I was induced to visit this not very flourishing town by a desire
to see
The rolling prairie of Illinois, and to learn by eyesight
something of the crops of corn or Indian maize which are produced
upon the land. Had that gentleman told me that we knew nothing of
producing corn in England, he would have been nearer the mark; for
of corn, in the profusion in which it is grown here, we do not know
much. Better land than the prairies of Illinois for cereal crops
the world's surface probably cannot show. And here there has been
no necessity for the long previous labor of banishing the forest.
Enormous prairies stretch across the State, into which the plow can
be put at once. The earth is rich with the vegetation of thousands
of years, and the farmer's return is given to him without delay.

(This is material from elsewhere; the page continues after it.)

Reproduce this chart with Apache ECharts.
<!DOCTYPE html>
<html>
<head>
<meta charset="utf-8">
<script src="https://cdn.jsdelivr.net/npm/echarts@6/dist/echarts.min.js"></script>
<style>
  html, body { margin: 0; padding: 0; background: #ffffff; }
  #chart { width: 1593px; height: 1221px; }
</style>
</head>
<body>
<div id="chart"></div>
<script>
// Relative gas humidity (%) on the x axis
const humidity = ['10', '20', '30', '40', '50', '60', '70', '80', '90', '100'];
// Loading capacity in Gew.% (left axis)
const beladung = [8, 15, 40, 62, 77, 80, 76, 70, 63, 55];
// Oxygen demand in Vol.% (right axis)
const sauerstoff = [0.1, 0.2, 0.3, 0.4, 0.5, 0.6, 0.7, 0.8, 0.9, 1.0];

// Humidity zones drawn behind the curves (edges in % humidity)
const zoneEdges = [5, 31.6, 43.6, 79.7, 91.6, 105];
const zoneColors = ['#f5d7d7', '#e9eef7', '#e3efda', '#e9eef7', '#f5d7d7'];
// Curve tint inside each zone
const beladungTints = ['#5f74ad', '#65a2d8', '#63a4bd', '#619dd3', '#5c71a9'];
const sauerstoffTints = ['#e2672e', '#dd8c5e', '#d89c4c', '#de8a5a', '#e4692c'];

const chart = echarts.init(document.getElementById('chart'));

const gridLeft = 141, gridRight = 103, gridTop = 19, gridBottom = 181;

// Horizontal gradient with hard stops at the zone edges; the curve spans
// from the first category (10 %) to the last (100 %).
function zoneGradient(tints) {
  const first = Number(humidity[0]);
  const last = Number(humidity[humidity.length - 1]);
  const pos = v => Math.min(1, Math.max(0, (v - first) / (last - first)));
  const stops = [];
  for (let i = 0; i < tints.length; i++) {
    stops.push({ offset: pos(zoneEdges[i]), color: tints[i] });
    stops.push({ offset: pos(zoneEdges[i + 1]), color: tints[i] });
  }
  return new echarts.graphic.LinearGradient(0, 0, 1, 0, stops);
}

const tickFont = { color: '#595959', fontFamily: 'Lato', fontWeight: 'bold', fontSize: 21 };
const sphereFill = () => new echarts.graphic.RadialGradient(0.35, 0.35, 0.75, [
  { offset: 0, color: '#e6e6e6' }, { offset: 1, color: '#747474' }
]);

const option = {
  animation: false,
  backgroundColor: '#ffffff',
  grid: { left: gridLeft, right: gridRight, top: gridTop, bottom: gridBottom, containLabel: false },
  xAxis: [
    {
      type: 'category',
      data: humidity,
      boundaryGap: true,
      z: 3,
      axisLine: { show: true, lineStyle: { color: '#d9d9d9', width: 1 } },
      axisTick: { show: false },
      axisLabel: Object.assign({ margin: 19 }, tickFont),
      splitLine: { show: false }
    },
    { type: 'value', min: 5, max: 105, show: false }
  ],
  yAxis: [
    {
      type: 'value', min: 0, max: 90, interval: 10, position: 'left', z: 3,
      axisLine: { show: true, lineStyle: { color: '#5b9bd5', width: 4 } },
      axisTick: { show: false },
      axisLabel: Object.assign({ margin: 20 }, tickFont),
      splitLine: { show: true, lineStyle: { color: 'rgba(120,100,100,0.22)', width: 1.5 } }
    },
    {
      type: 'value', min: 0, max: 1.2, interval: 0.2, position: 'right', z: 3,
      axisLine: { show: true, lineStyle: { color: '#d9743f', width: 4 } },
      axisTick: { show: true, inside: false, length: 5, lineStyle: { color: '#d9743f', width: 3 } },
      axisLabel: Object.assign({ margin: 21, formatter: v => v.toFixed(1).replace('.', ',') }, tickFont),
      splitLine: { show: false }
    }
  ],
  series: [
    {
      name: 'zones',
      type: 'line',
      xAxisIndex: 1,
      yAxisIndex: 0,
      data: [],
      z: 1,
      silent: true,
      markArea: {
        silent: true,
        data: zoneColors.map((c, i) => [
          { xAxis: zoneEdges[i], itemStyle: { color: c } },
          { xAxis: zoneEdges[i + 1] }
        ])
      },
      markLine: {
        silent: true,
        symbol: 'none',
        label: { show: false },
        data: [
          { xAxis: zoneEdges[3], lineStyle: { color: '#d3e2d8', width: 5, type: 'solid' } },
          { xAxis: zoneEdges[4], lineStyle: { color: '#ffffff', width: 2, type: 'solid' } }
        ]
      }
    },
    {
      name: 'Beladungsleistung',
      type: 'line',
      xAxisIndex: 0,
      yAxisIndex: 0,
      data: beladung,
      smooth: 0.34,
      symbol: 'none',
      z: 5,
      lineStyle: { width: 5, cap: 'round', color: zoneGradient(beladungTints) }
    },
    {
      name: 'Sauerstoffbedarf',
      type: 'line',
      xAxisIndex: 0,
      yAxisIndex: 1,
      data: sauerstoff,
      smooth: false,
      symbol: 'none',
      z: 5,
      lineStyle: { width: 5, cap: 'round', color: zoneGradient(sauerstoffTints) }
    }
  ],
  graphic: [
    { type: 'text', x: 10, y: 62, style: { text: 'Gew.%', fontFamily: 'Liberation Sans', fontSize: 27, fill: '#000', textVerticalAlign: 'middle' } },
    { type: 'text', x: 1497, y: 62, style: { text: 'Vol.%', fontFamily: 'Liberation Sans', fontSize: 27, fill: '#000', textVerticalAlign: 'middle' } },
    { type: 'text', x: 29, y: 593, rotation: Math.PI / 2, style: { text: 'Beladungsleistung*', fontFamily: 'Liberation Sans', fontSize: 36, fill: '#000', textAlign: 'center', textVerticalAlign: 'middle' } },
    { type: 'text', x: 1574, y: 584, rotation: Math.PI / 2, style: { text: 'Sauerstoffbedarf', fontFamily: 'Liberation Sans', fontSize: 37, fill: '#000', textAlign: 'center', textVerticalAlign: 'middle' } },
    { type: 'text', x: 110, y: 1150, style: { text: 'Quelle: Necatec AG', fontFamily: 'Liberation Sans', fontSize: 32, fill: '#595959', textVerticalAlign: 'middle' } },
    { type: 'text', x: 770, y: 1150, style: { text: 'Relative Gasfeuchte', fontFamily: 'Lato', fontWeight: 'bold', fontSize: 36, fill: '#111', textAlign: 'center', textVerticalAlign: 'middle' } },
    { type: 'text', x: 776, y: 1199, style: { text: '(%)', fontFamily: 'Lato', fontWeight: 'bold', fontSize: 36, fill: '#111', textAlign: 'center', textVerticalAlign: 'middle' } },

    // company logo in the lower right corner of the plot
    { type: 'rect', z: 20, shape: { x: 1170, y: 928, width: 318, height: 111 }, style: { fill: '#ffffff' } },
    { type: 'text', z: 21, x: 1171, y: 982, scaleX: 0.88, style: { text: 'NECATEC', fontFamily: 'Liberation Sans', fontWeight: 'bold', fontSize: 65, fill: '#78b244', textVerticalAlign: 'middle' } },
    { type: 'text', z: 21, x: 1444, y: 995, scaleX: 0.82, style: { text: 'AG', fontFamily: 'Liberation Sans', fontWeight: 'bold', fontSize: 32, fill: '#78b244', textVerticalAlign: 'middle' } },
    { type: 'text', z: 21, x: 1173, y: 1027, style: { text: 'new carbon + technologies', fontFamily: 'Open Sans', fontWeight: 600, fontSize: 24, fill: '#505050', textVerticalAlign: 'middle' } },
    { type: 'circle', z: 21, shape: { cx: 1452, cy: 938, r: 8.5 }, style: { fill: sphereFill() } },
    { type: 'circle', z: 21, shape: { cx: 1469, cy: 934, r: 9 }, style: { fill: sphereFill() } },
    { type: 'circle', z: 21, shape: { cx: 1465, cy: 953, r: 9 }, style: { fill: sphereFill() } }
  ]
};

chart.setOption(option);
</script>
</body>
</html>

The land bursts with its own produce, and the plenty is such that
it creates wasteful carelessness in the gathering of the crop. It
is not worth a man's while to handle less than large quantities.
Up in Minnesota I had been grieved by the loose manner in which
wheat was treated. I have seen bags of it upset and left upon the
ground. The labor of collecting it was more than it was worth.
There wheat is the chief crop, and as the lands become cleared and
cultivation spreads itself, the amount coming down the Mississippi
will be increased almost to infinity.